Kumawat believes monumental art is uniquely positioned to carry this emotional weight. “A sculpture at this scale reflects shared consciousness,” he says. “It can unite people through history, belief and imagination.”

His own Samudra Manthan mural at Parliament is a testament to that idea: a mythological narrative rendered in stone, yet alive as a metaphor for India’s constant churn and renewal.

Slow art

But perhaps the most compelling element of Kumawat’s worldview is his belief that monumental art survives—and thrives—because it offers something the digital ecosystem cannot: slowness.

In a time when the average Indian consumes nearly 3 hours of short-form video a day, a 2025 Culture Ministry survey revealed that visitors spend four times longer engaging with sculptures than with digital screens or projections in public spaces. This surge in “slow engagement” has surprised policymakers, but not Kumawat.

“Sculpture slows the mind,” he says. “It demands attention, focus, depth. It rehumanises a person who may otherwise feel lost in the rush of modern life.”

This is where his philosophy becomes both artistic and political. In a world addicted to speed, he sees monumental sculpture as a counterbalance—a quiet rebellion against shrinking attention spans.

“Fast consumption doesn’t challenge the mind,” he says. “Sculpture makes you pause. It asks you to see differently.”

The future, carved gently

When asked what sculpture he would create to define India in the digital century, Kumawat imagines a form where tradition and innovation stand together.

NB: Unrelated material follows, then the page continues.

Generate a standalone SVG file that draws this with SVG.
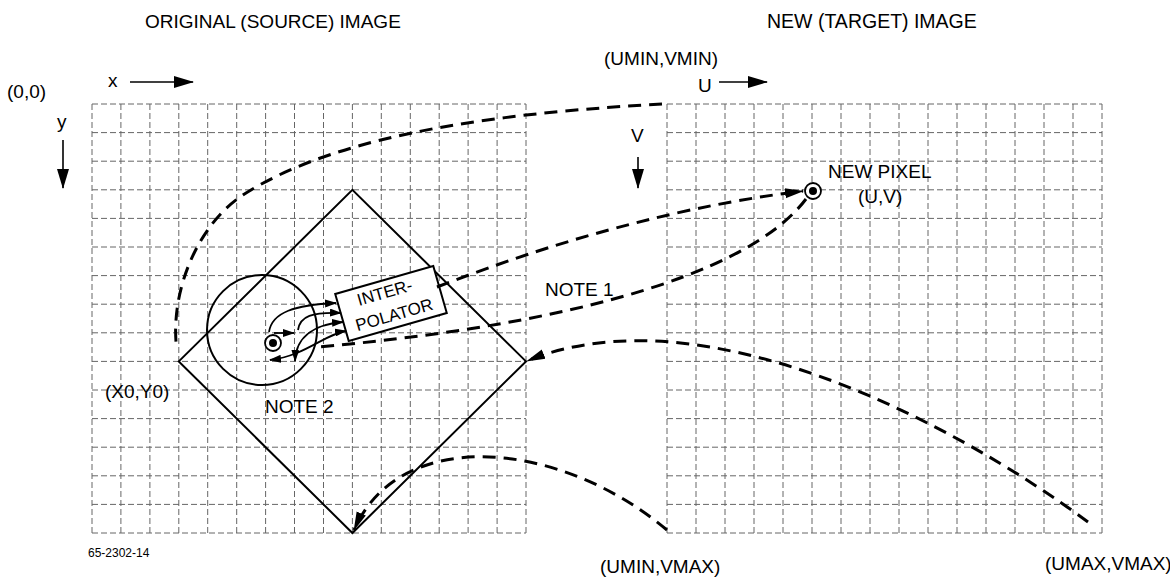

He speaks of a contemporary Bharat Mata surrounded by motifs of renewable energy, digital connectivity, and youth empowerment—a symbolic embodiment of “Sabka Saath, Sabka Vikas, Sabka Vishwas, Sabka Prayas.”

“It would reflect who we are,” he says. “Ancient wisdom and modern ambition, side by side.”

As younger sculptors explore mixed media, coding, AI-mapping and kinetic engineering, Kumawat remains anchored in something timeless: intention.

“My only advice is to remain honest and reflective,” he says. “If the intention is pure, the artist’s voice will always shine—no matter what tools are used.”